YOUR GOAL
Each line of the listing must be transcribed exactly, except for the images, which should be excluded.

SOURCE DATA
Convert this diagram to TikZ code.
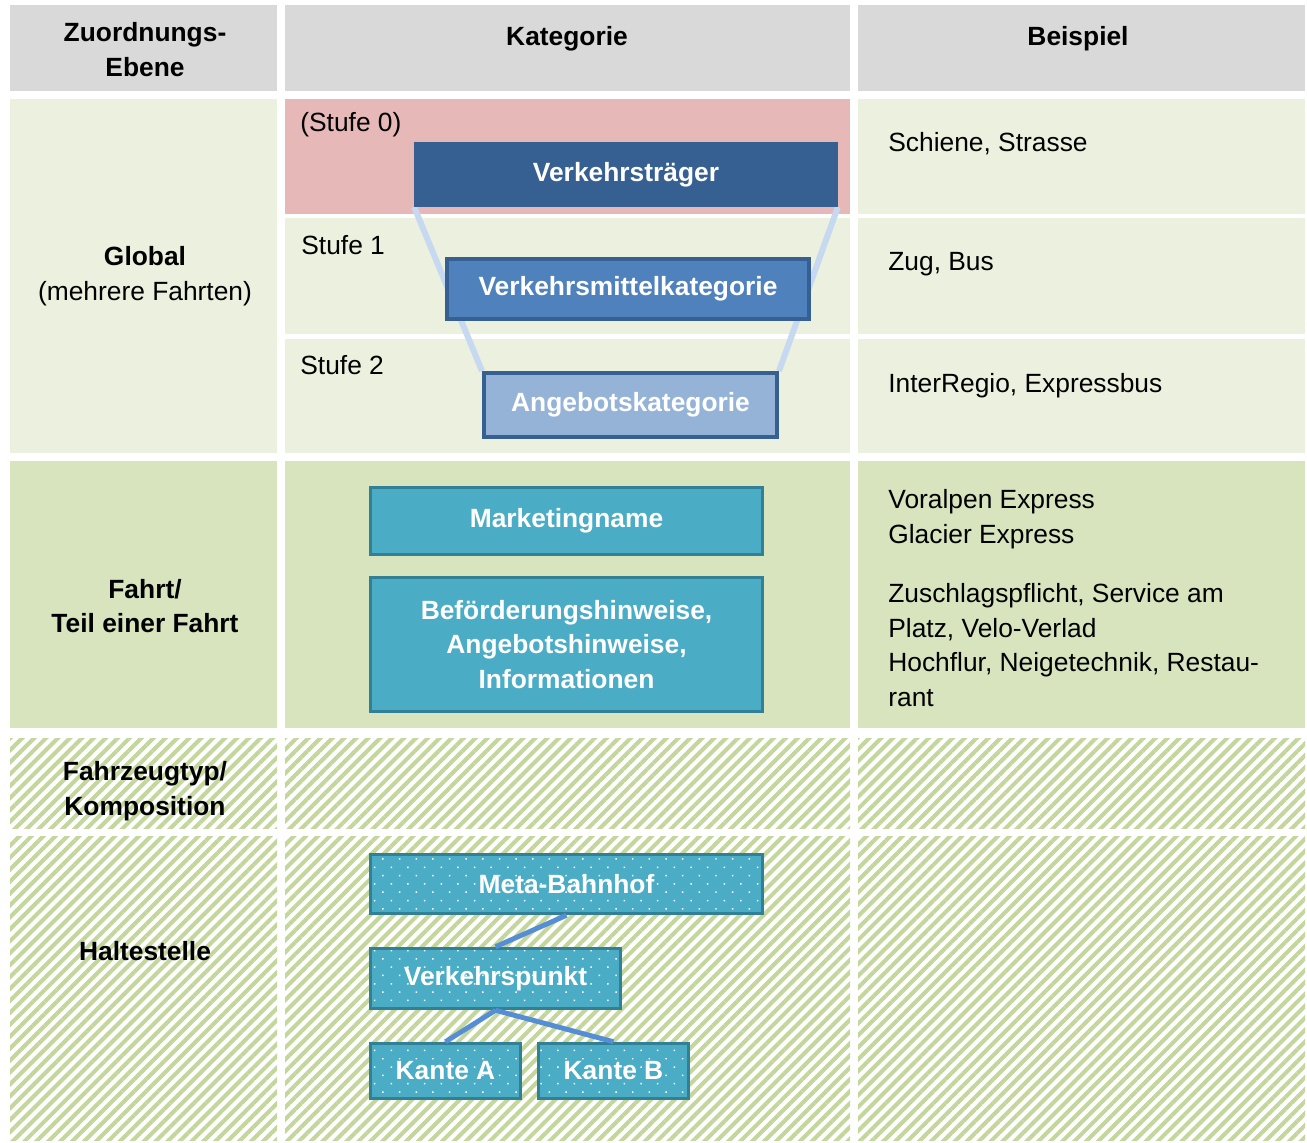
\documentclass[tikz,border=0pt]{standalone}
\usepackage{fontspec}
\setmainfont{Liberation Sans}
\usetikzlibrary{positioning, patterns.meta}

\definecolor{headgray}{RGB}{217,217,217}
\definecolor{globalgreen}{RGB}{235,241,222}
\definecolor{fahrtgreen}{RGB}{215,228,189}
\definecolor{hatchgreen}{RGB}{195,214,155}
\definecolor{stufered}{RGB}{230,184,183}
\definecolor{blueA}{RGB}{55,96,146}
\definecolor{blueB}{RGB}{79,129,189}
\definecolor{blueC}{RGB}{149,179,215}
\definecolor{funnelblue}{RGB}{198,217,241}
\definecolor{linkblue}{RGB}{85,142,213}
\definecolor{tealfill}{RGB}{75,172,198}
\definecolor{tealline}{RGB}{49,128,150}

\newcommand{\tabfont}{\fontsize{15}{19.8}\selectfont}

\pgfdeclarelayer{cells}
\pgfdeclarelayer{funnel}
\pgfsetlayers{cells,funnel,main}

\begin{document}
\begin{tikzpicture}[x=0.2mm, y=-0.2mm,
  hatched/.style={pattern={Lines[angle=45, distance=4.8pt, line width=2.3pt]}, pattern color=hatchgreen},
  headtext/.style={font=\tabfont\bfseries, align=center, inner sep=0pt},
  celltext/.style={font=\tabfont, align=left, anchor=west, inner sep=0pt, yshift=-0.5mm},
  levelbox/.style={rectangle, draw=blueA, line width=2.3pt, text=white, font=\tabfont\bfseries, inner sep=0pt},
  tealbox/.style={rectangle, draw=tealline, fill=tealfill, line width=2pt, text=white,
    font=\tabfont\bfseries, align=center, inner sep=0pt, minimum width=78.4mm},
  stopbox/.style={rectangle, draw=tealline, line width=2pt, preaction={fill=tealfill},
    pattern={Dots[angle=45, distance=6.7pt, radius=0.6pt]}, pattern color=white,
    text=white, font=\tabfont\bfseries, inner sep=0pt},
  funnelline/.style={draw=funnelblue, line width=3.4pt},
  linkline/.style={draw=linkblue, line width=2.8pt}]

\useasboundingbox (0,0) rectangle (1307,1142);

% Cells
\begin{pgfonlayer}{cells}
\fill[white] (0,0) rectangle (1307,1142);
\fill[headgray] (10,5) rectangle (277,91);
\fill[headgray] (285,5) rectangle (850,91);
\fill[headgray] (858,5) rectangle (1305,91);
\fill[globalgreen] (10,99) rectangle (277,453);
\fill[stufered] (285,99) rectangle (850,214);
\fill[globalgreen] (285,218) rectangle (850,334);
\fill[globalgreen] (285,339) rectangle (850,453);
\fill[globalgreen] (858,99) rectangle (1305,214);
\fill[globalgreen] (858,218) rectangle (1305,334);
\fill[globalgreen] (858,339) rectangle (1305,453);
\fill[fahrtgreen] (10,461) rectangle (277,728);
\fill[fahrtgreen] (285,461) rectangle (850,728);
\fill[fahrtgreen] (858,461) rectangle (1305,728);
\path[hatched] (10,738) rectangle (277,828);
\path[hatched] (285,738) rectangle (850,828);
\path[hatched] (858,738) rectangle (1305,828);
\path[hatched] (10,836) rectangle (277,1140);
\path[hatched] (285,836) rectangle (850,1140);
\path[hatched] (858,836) rectangle (1305,1140);
\end{pgfonlayer}

% Header
\node[headtext] (hebene) at (145,49.5) {Zuordnungs-\\Ebene};
\node[headtext] (hkat) at (567,38.5) {Kategorie};
\node[headtext] (hbsp) at (1078,38.5) {Beispiel};

% Zuordnungsebenen
\node[headtext] (global) at (145,276.5) {Global\\\mdseries(mehrere Fahrten)};
\node[headtext] (fahrt) at (145,606) {Fahrt/\\Teil einer Fahrt};
\node[headtext] (fahrzeug) at (145,791.5) {Fahrzeugtyp/\\Komposition};
\node[headtext] (halt) at (145,951) {Haltestelle};

% Stufen
\node[celltext] (stufe0) at (300,122) {(Stufe 0)};
\node[celltext] (stufe1) at (301,243) {Stufe 1};
\node[celltext] (stufe2) at (300,363) {Stufe 2};

\node[levelbox, fill=blueA, line width=1pt, minimum width=84.4mm, minimum height=12.6mm] (vt) at (626,174.5) {Verkehrsträger};
\node[levelbox, fill=blueB, minimum width=72.4mm, minimum height=12mm] (vm) at (628,289) {Verkehrsmittelkategorie};
\node[levelbox, fill=blueC, minimum width=58.6mm, minimum height=12.8mm] (ak) at (630.5,405) {Angebotskategorie};

\begin{pgfonlayer}{funnel}
\draw[funnelline] (vt.south west) -- (ak.north west);
\draw[funnelline] (vt.south east) -- (ak.north east);
\end{pgfonlayer}

% Fahrt
\node[tealbox, minimum height=13.4mm] (mk) at (566.5,521) {Marketingname};
\node[tealbox, minimum height=26.8mm] (bh) at (566.5,644.5) {Beförderungshinweise,\\Angebotshinweise,\\Informationen};

% Haltestelle
\node[stopbox, minimum width=78.4mm, minimum height=11.8mm] (mb) at (566.5,884) {Meta-Bahnhof};
\node[stopbox, minimum width=50mm, minimum height=12mm] (vp) at (495.5,978.5) {Verkehrspunkt};
\node[stopbox, minimum width=30mm, minimum height=11mm] (ka) at (445.5,1071) {Kante A};
\node[stopbox, minimum width=30mm, minimum height=11mm] (kb) at (613.5,1071) {Kante B};

\draw[linkline] (mb.south) -- (vp.north);
\draw[linkline] (vp.south) -- (ka.north);
\draw[linkline] (vp.south) -- (kb.north);

% Beispiele
\node[celltext] (b0) at (888,141) {Schiene, Strasse};
\node[celltext] (b1) at (888,262) {Zug, Bus};
\node[celltext] (b2) at (888,383) {InterRegio, Expressbus};
\node[celltext] (b3) at (888,516.5) {Voralpen Express\\Glacier Express};
\node[celltext] (b4) at (888,642.5) {Zuschlagspflicht, Service am\\Platz, Velo-Verlad\\Hochflur, Neigetechnik, Restau-\\rant};

\end{tikzpicture}
\end{document}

FULL SOLUTION
Convert this diagram to TikZ code.
\documentclass[tikz,border=0pt]{standalone}
\usepackage{fontspec}
\setmainfont{Liberation Sans}
\usetikzlibrary{positioning, patterns.meta}

\definecolor{headgray}{RGB}{217,217,217}
\definecolor{globalgreen}{RGB}{235,241,222}
\definecolor{fahrtgreen}{RGB}{215,228,189}
\definecolor{hatchgreen}{RGB}{195,214,155}
\definecolor{stufered}{RGB}{230,184,183}
\definecolor{blueA}{RGB}{55,96,146}
\definecolor{blueB}{RGB}{79,129,189}
\definecolor{blueC}{RGB}{149,179,215}
\definecolor{funnelblue}{RGB}{198,217,241}
\definecolor{linkblue}{RGB}{85,142,213}
\definecolor{tealfill}{RGB}{75,172,198}
\definecolor{tealline}{RGB}{49,128,150}

\newcommand{\tabfont}{\fontsize{15}{19.8}\selectfont}

\pgfdeclarelayer{cells}
\pgfdeclarelayer{funnel}
\pgfsetlayers{cells,funnel,main}

\begin{document}
\begin{tikzpicture}[x=0.2mm, y=-0.2mm,
  hatched/.style={pattern={Lines[angle=45, distance=4.8pt, line width=2.3pt]}, pattern color=hatchgreen},
  headtext/.style={font=\tabfont\bfseries, align=center, inner sep=0pt},
  celltext/.style={font=\tabfont, align=left, anchor=west, inner sep=0pt, yshift=-0.5mm},
  levelbox/.style={rectangle, draw=blueA, line width=2.3pt, text=white, font=\tabfont\bfseries, inner sep=0pt},
  tealbox/.style={rectangle, draw=tealline, fill=tealfill, line width=2pt, text=white,
    font=\tabfont\bfseries, align=center, inner sep=0pt, minimum width=78.4mm},
  stopbox/.style={rectangle, draw=tealline, line width=2pt, preaction={fill=tealfill},
    pattern={Dots[angle=45, distance=6.7pt, radius=0.6pt]}, pattern color=white,
    text=white, font=\tabfont\bfseries, inner sep=0pt},
  funnelline/.style={draw=funnelblue, line width=3.4pt},
  linkline/.style={draw=linkblue, line width=2.8pt}]

\useasboundingbox (0,0) rectangle (1307,1142);

% Cells
\begin{pgfonlayer}{cells}
\fill[white] (0,0) rectangle (1307,1142);
\fill[headgray] (10,5) rectangle (277,91);
\fill[headgray] (285,5) rectangle (850,91);
\fill[headgray] (858,5) rectangle (1305,91);
\fill[globalgreen] (10,99) rectangle (277,453);
\fill[stufered] (285,99) rectangle (850,214);
\fill[globalgreen] (285,218) rectangle (850,334);
\fill[globalgreen] (285,339) rectangle (850,453);
\fill[globalgreen] (858,99) rectangle (1305,214);
\fill[globalgreen] (858,218) rectangle (1305,334);
\fill[globalgreen] (858,339) rectangle (1305,453);
\fill[fahrtgreen] (10,461) rectangle (277,728);
\fill[fahrtgreen] (285,461) rectangle (850,728);
\fill[fahrtgreen] (858,461) rectangle (1305,728);
\path[hatched] (10,738) rectangle (277,828);
\path[hatched] (285,738) rectangle (850,828);
\path[hatched] (858,738) rectangle (1305,828);
\path[hatched] (10,836) rectangle (277,1140);
\path[hatched] (285,836) rectangle (850,1140);
\path[hatched] (858,836) rectangle (1305,1140);
\end{pgfonlayer}

% Header
\node[headtext] (hebene) at (145,49.5) {Zuordnungs-\\Ebene};
\node[headtext] (hkat) at (567,38.5) {Kategorie};
\node[headtext] (hbsp) at (1078,38.5) {Beispiel};

% Zuordnungsebenen
\node[headtext] (global) at (145,276.5) {Global\\\mdseries(mehrere Fahrten)};
\node[headtext] (fahrt) at (145,606) {Fahrt/\\Teil einer Fahrt};
\node[headtext] (fahrzeug) at (145,791.5) {Fahrzeugtyp/\\Komposition};
\node[headtext] (halt) at (145,951) {Haltestelle};

% Stufen
\node[celltext] (stufe0) at (300,122) {(Stufe 0)};
\node[celltext] (stufe1) at (301,243) {Stufe 1};
\node[celltext] (stufe2) at (300,363) {Stufe 2};

\node[levelbox, fill=blueA, line width=1pt, minimum width=84.4mm, minimum height=12.6mm] (vt) at (626,174.5) {Verkehrsträger};
\node[levelbox, fill=blueB, minimum width=72.4mm, minimum height=12mm] (vm) at (628,289) {Verkehrsmittelkategorie};
\node[levelbox, fill=blueC, minimum width=58.6mm, minimum height=12.8mm] (ak) at (630.5,405) {Angebotskategorie};

\begin{pgfonlayer}{funnel}
\draw[funnelline] (vt.south west) -- (ak.north west);
\draw[funnelline] (vt.south east) -- (ak.north east);
\end{pgfonlayer}

% Fahrt
\node[tealbox, minimum height=13.4mm] (mk) at (566.5,521) {Marketingname};
\node[tealbox, minimum height=26.8mm] (bh) at (566.5,644.5) {Beförderungshinweise,\\Angebotshinweise,\\Informationen};

% Haltestelle
\node[stopbox, minimum width=78.4mm, minimum height=11.8mm] (mb) at (566.5,884) {Meta-Bahnhof};
\node[stopbox, minimum width=50mm, minimum height=12mm] (vp) at (495.5,978.5) {Verkehrspunkt};
\node[stopbox, minimum width=30mm, minimum height=11mm] (ka) at (445.5,1071) {Kante A};
\node[stopbox, minimum width=30mm, minimum height=11mm] (kb) at (613.5,1071) {Kante B};

\draw[linkline] (mb.south) -- (vp.north);
\draw[linkline] (vp.south) -- (ka.north);
\draw[linkline] (vp.south) -- (kb.north);

% Beispiele
\node[celltext] (b0) at (888,141) {Schiene, Strasse};
\node[celltext] (b1) at (888,262) {Zug, Bus};
\node[celltext] (b2) at (888,383) {InterRegio, Expressbus};
\node[celltext] (b3) at (888,516.5) {Voralpen Express\\Glacier Express};
\node[celltext] (b4) at (888,642.5) {Zuschlagspflicht, Service am\\Platz, Velo-Verlad\\Hochflur, Neigetechnik, Restau-\\rant};

\end{tikzpicture}
\end{document}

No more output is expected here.